### Goal:
Exactly as written, set down the lines from the top of the entries through the line bearing "ax.set_ylabel('')", with every picture left out.

### Data section:
"""
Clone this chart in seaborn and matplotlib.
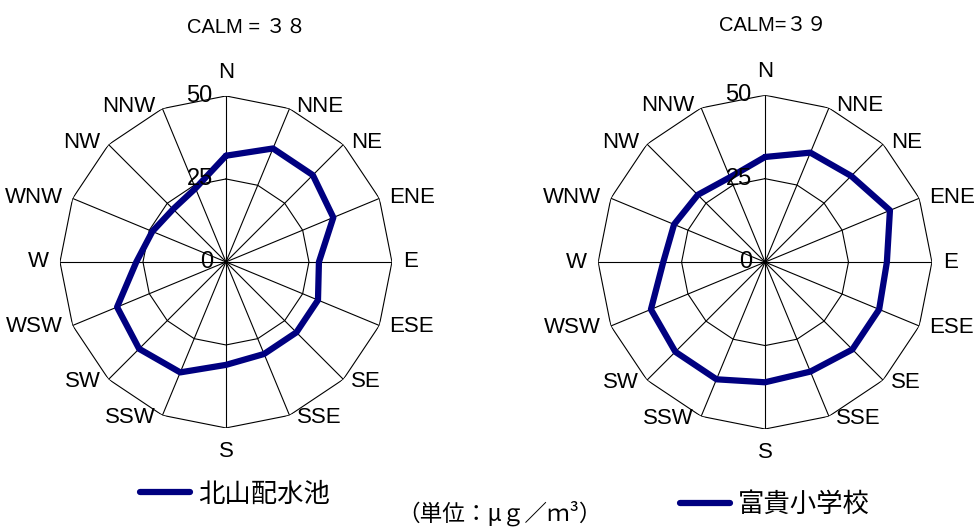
import numpy as np
import pandas as pd
import matplotlib
matplotlib.use('Agg')
import matplotlib.pyplot as plt
import seaborn as sns
from matplotlib.lines import Line2D

# 風向別濃度（単位: μg/m³）
directions = ['N', 'NNE', 'NE', 'ENE', 'E', 'ESE', 'SE', 'SSE',
              'S', 'SSW', 'SW', 'WSW', 'W', 'WNW', 'NW', 'NNW']
kitayama = [32, 37, 37, 35, 28, 30, 30, 30, 31, 36, 37, 35.5, 27, 24, 22.5, 24]
fuki = [31.5, 35.5, 36.5, 40.5, 36.5, 37, 37, 35.5, 36, 38, 38, 37, 30.5, 29.5, 28.5, 27.5]
station_names = ['北山配水池', '富貴小学校']
calm_labels = ['CALM = ３８', 'CALM=３９']
radial_ticks = [0, 25, 50]
unit_label = '（単位：μｇ／ｍ³）'

sns.set_style('white')
label_font = ['Liberation Sans', 'Noto Sans CJK JP']
cjk_font = ['Noto Sans CJK JP', 'DejaVu Sans']
plt.rcParams['font.family'] = label_font
plt.rcParams['text.color'] = 'black'

navy = '#000080'

fig = plt.figure(figsize=(9.78, 5.29), dpi=100)
ax_left = fig.add_axes([0.0613, 0.191, 0.3395, 0.6276], projection='polar')
ax_right = fig.add_axes([0.6115, 0.189, 0.3415, 0.631], projection='polar')


def draw_rose(ax, values):
    theta = np.linspace(0, 2 * np.pi, len(directions), endpoint=False)
    ax.set_theta_zero_location('N')
    ax.set_theta_direction(-1)
    ax.set_ylim(0, radial_ticks[-1])
    ax.set_xticks([])
    ax.set_yticks([])
    ax.grid(False)
    ax.spines['polar'].set_visible(False)
    ax.set_facecolor('white')

    # 多角形の目盛線とスポーク
    closed_theta = np.append(theta, 2 * np.pi)
    for r in radial_ticks[1:]:
        ax.plot(closed_theta, np.full(len(closed_theta), r), color='black', lw=0.8)
    for t in theta:
        ax.plot([t, t], [0, radial_ticks[-1]], color='black', lw=0.8)

    df = pd.DataFrame({'theta': closed_theta, 'value': values + values[:1]})
    sns.lineplot(data=df, x='theta', y='value', sort=False, estimator=None, ax=ax,
                 color=navy, lw=4.5, solid_joinstyle='round')
    ax.set_xlabel('')
    ax.set_ylabel('')

    # 方位ラベル（右側は左寄せ、左側は右寄せ）
    for t, d in zip(theta, directions):
        s, c = np.sin(t), np.cos(t)
        if abs(s) < 0.01:
            ax.annotate(d, xy=(t, radial_ticks[-1]), xytext=(0, 17 * np.sign(c)),
                        textcoords='offset points', ha='center', va='center', fontsize=16)
        else:
            dx = 5 + 3 * s ** 4
            ax.annotate(d, xy=(t, radial_ticks[-1]), xytext=(dx * np.sign(s), 2 * c),
                        textcoords='offset points', ha='left' if s > 0 else 'right',
                        va='center', fontsize=16)
    for v in radial_ticks:
        ax.annotate(str(v), xy=(0, v), xytext=(-9.5, 0), textcoords='offset points',
                    ha='right', va='center', fontsize=17)


draw_rose(ax_left, kitayama)
draw_rose(ax_right, fuki)

fig.text(0.2525, 0.949, calm_labels[0], ha='center', va='center', fontsize=14.5)
fig.text(0.7905, 0.951, calm_labels[1], ha='center', va='center', fontsize=14.5)

for name, x, y in [(station_names[0], 0.143, 0.066), (station_names[1], 0.695, 0.046)]:
    h = Line2D([], [], color=navy, lw=4.5, solid_capstyle='round')
    fig.legend(handles=[h], labels=[name], loc='center left', bbox_to_anchor=(x, y),
               frameon=False, borderpad=0, borderaxespad=0, handlelength=1.9,
               handletextpad=0.3, prop={'family': cjk_font, 'size': 19})

fig.text(0.511, 0.03, unit_label, ha='center', va='center', fontsize=16.3, family=cjk_font)

fig.savefig('out.png', dpi=100)
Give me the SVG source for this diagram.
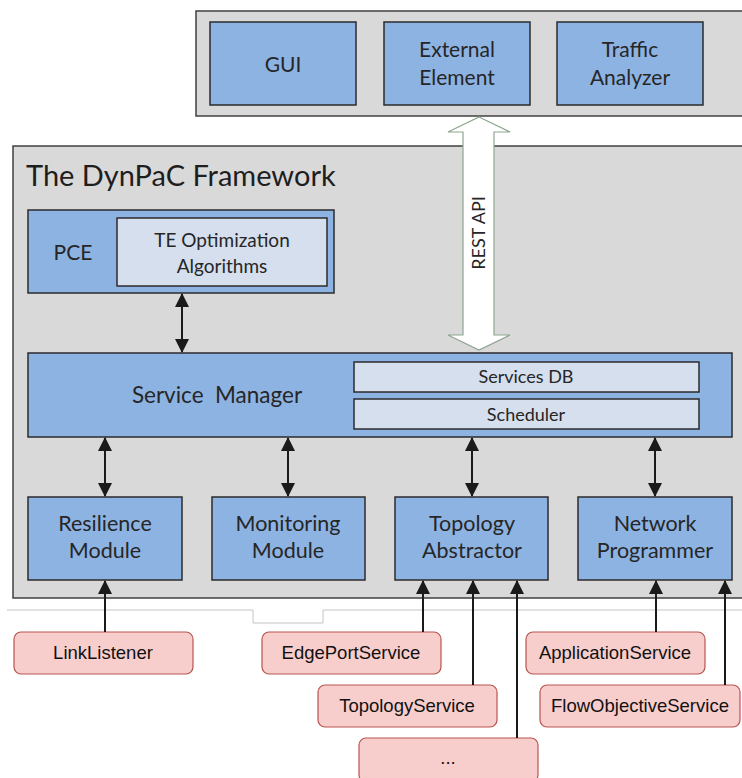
<svg xmlns="http://www.w3.org/2000/svg" width="742" height="778" viewBox="0 0 742 778">
<style>
.frame{fill:#d9d9d9;stroke:#404040;stroke-width:1.5}
.blue{fill:#8db3e2;stroke:#2b2b2b;stroke-width:1.5}
.light{fill:#d5dfee;stroke:#2b2b2b;stroke-width:1.5}
.pink{fill:#f8cecc;stroke:#b85450;stroke-width:1.2}
.t{font-family:Lato,"Open Sans",sans-serif;fill:#262626;text-anchor:middle}
.p{font-family:"Liberation Sans",Arial,sans-serif;fill:#111;text-anchor:middle;font-size:18.5px}
.c{stroke:#1a1a1a;stroke-width:2;fill:none}
</style>
<defs>
<marker id="ah" markerUnits="userSpaceOnUse" markerWidth="14" markerHeight="14" viewBox="0 0 14 14" refX="13" refY="7" orient="auto-start-reverse">
<path d="M0,0 L14,7 L0,14 Z" fill="#1a1a1a"/>
</marker>
</defs>
<rect width="742" height="778" fill="#ffffff"/>
<g id="external">
<rect class="frame" x="196" y="11" width="560" height="105"/>
</g>
<g id="gui"><rect class="blue" x="210" y="22" width="146" height="83"/><text class="t" x="283" y="72" font-size="21">GUI</text></g>
<g id="external-element"><rect class="blue" x="384" y="22" width="146" height="83"/><text class="t" x="457" y="57" font-size="21">External</text><text class="t" x="457" y="85" font-size="21">Element</text></g>
<g id="traffic-analyzer"><rect class="blue" x="557" y="22" width="146" height="83"/><text class="t" x="630" y="57" font-size="21">Traffic</text><text class="t" x="630" y="85" font-size="21">Analyzer</text></g>
<g id="framework">
<rect class="frame" x="13" y="146" width="740" height="452"/>
<text x="26" y="186" font-family="Lato,'Open Sans',sans-serif" font-size="29" fill="#1e1e1e">The DynPaC Framework</text>
</g>
<g id="pce">
<rect class="blue" x="28" y="210" width="306" height="83"/>
<text class="t" x="73" y="260" font-size="21">PCE</text>
<rect class="light" x="117" y="218" width="210" height="68"/>
<text class="t" x="222" y="247" font-size="19">TE Optimization</text>
<text class="t" x="222" y="273" font-size="19">Algorithms</text>
</g>
<g id="service-manager">
<rect class="blue" x="28" y="353" width="704" height="84"/>
<text class="t" x="217" y="403" font-size="22.5" xml:space="preserve">Service  Manager</text>
<rect class="light" x="354" y="362" width="345" height="30"/>
<text class="t" x="526" y="383" font-size="18">Services DB</text>
<rect class="light" x="354" y="399" width="345" height="30"/>
<text class="t" x="526" y="421" font-size="18">Scheduler</text>
</g>
<g id="resilience"><rect class="blue" x="28" y="497" width="154" height="83"/><text class="t" x="105" y="531" font-size="21.5">Resilience</text><text class="t" x="105" y="558" font-size="21.5">Module</text></g>
<g id="monitoring"><rect class="blue" x="212" y="497" width="153" height="83"/><text class="t" x="288" y="531" font-size="21.5">Monitoring</text><text class="t" x="288" y="558" font-size="21.5">Module</text></g>
<g id="topology"><rect class="blue" x="395" y="497" width="153" height="83"/><text class="t" x="472" y="531" font-size="21.5">Topology</text><text class="t" x="472" y="558" font-size="21.5">Abstractor</text></g>
<g id="network"><rect class="blue" x="578" y="497" width="154" height="83"/><text class="t" x="655" y="531" font-size="21.5">Network</text><text class="t" x="655" y="558" font-size="21.5">Programmer</text></g>
<g id="rest-api">
<path d="M479,117 L510,132 L494,132 L494,335 L510,335 L479,350 L448,335 L463,335 L463,132 L448,132 Z" fill="#ffffff" stroke="#8fa58f" stroke-width="1.2"/>
<text class="t" x="0" y="0" font-size="18" transform="translate(485,233) rotate(-90)">REST API</text>
</g>
<path d="M7,610 L253,610 L253,623 L323,623 L323,610 L742,610" fill="none" stroke="#c4c4c4" stroke-width="1"/>
<g id="linklistener"><rect class="pink" x="14" y="632" width="179" height="42" rx="7"/><text class="p" x="103" y="659">LinkListener</text></g>
<g id="edgeportservice"><rect class="pink" x="262" y="632" width="179" height="42" rx="7"/><text class="p" x="351" y="659">EdgePortService</text></g>
<g id="topologyservice"><rect class="pink" x="318" y="685" width="179" height="42" rx="7"/><text class="p" x="407" y="712">TopologyService</text></g>
<g id="more"><rect class="pink" x="359" y="738" width="179" height="44" rx="7"/><text class="p" x="448" y="764">...</text></g>
<g id="applicationservice"><rect class="pink" x="526" y="632" width="179" height="42" rx="7"/><text class="p" x="615" y="659">ApplicationService</text></g>
<g id="flowobjectiveservice"><rect class="pink" x="540" y="685" width="200" height="42" rx="7"/><text class="p" x="640" y="712">FlowObjectiveService</text></g>
<g id="connectors">
<line class="c" x1="182" y1="294" x2="182" y2="352" marker-start="url(#ah)" marker-end="url(#ah)"/>
<line class="c" x1="105" y1="438" x2="105" y2="496" marker-start="url(#ah)" marker-end="url(#ah)"/>
<line class="c" x1="288" y1="438" x2="288" y2="496" marker-start="url(#ah)" marker-end="url(#ah)"/>
<line class="c" x1="472" y1="438" x2="472" y2="496" marker-start="url(#ah)" marker-end="url(#ah)"/>
<line class="c" x1="655" y1="438" x2="655" y2="496" marker-start="url(#ah)" marker-end="url(#ah)"/>
<line class="c" x1="105" y1="632" x2="105" y2="581" marker-end="url(#ah)"/>
<line class="c" x1="423" y1="632" x2="423" y2="581" marker-end="url(#ah)"/>
<line class="c" x1="473" y1="685" x2="473" y2="581" marker-end="url(#ah)"/>
<line class="c" x1="517" y1="738" x2="517" y2="581" marker-end="url(#ah)"/>
<line class="c" x1="656" y1="632" x2="656" y2="581" marker-end="url(#ah)"/>
<line class="c" x1="725" y1="685" x2="725" y2="581" marker-end="url(#ah)"/>
</g>
</svg>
"""
### Output below:
Clone this chart in seaborn and matplotlib.
import numpy as np
import pandas as pd
import matplotlib
matplotlib.use('Agg')
import matplotlib.pyplot as plt
import seaborn as sns
from matplotlib.lines import Line2D

# 風向別濃度（単位: μg/m³）
directions = ['N', 'NNE', 'NE', 'ENE', 'E', 'ESE', 'SE', 'SSE',
              'S', 'SSW', 'SW', 'WSW', 'W', 'WNW', 'NW', 'NNW']
kitayama = [32, 37, 37, 35, 28, 30, 30, 30, 31, 36, 37, 35.5, 27, 24, 22.5, 24]
fuki = [31.5, 35.5, 36.5, 40.5, 36.5, 37, 37, 35.5, 36, 38, 38, 37, 30.5, 29.5, 28.5, 27.5]
station_names = ['北山配水池', '富貴小学校']
calm_labels = ['CALM = ３８', 'CALM=３９']
radial_ticks = [0, 25, 50]
unit_label = '（単位：μｇ／ｍ³）'

sns.set_style('white')
label_font = ['Liberation Sans', 'Noto Sans CJK JP']
cjk_font = ['Noto Sans CJK JP', 'DejaVu Sans']
plt.rcParams['font.family'] = label_font
plt.rcParams['text.color'] = 'black'

navy = '#000080'

fig = plt.figure(figsize=(9.78, 5.29), dpi=100)
ax_left = fig.add_axes([0.0613, 0.191, 0.3395, 0.6276], projection='polar')
ax_right = fig.add_axes([0.6115, 0.189, 0.3415, 0.631], projection='polar')


def draw_rose(ax, values):
    theta = np.linspace(0, 2 * np.pi, len(directions), endpoint=False)
    ax.set_theta_zero_location('N')
    ax.set_theta_direction(-1)
    ax.set_ylim(0, radial_ticks[-1])
    ax.set_xticks([])
    ax.set_yticks([])
    ax.grid(False)
    ax.spines['polar'].set_visible(False)
    ax.set_facecolor('white')

    # 多角形の目盛線とスポーク
    closed_theta = np.append(theta, 2 * np.pi)
    for r in radial_ticks[1:]:
        ax.plot(closed_theta, np.full(len(closed_theta), r), color='black', lw=0.8)
    for t in theta:
        ax.plot([t, t], [0, radial_ticks[-1]], color='black', lw=0.8)

    df = pd.DataFrame({'theta': closed_theta, 'value': values + values[:1]})
    sns.lineplot(data=df, x='theta', y='value', sort=False, estimator=None, ax=ax,
                 color=navy, lw=4.5, solid_joinstyle='round')
    ax.set_xlabel('')
    ax.set_ylabel('')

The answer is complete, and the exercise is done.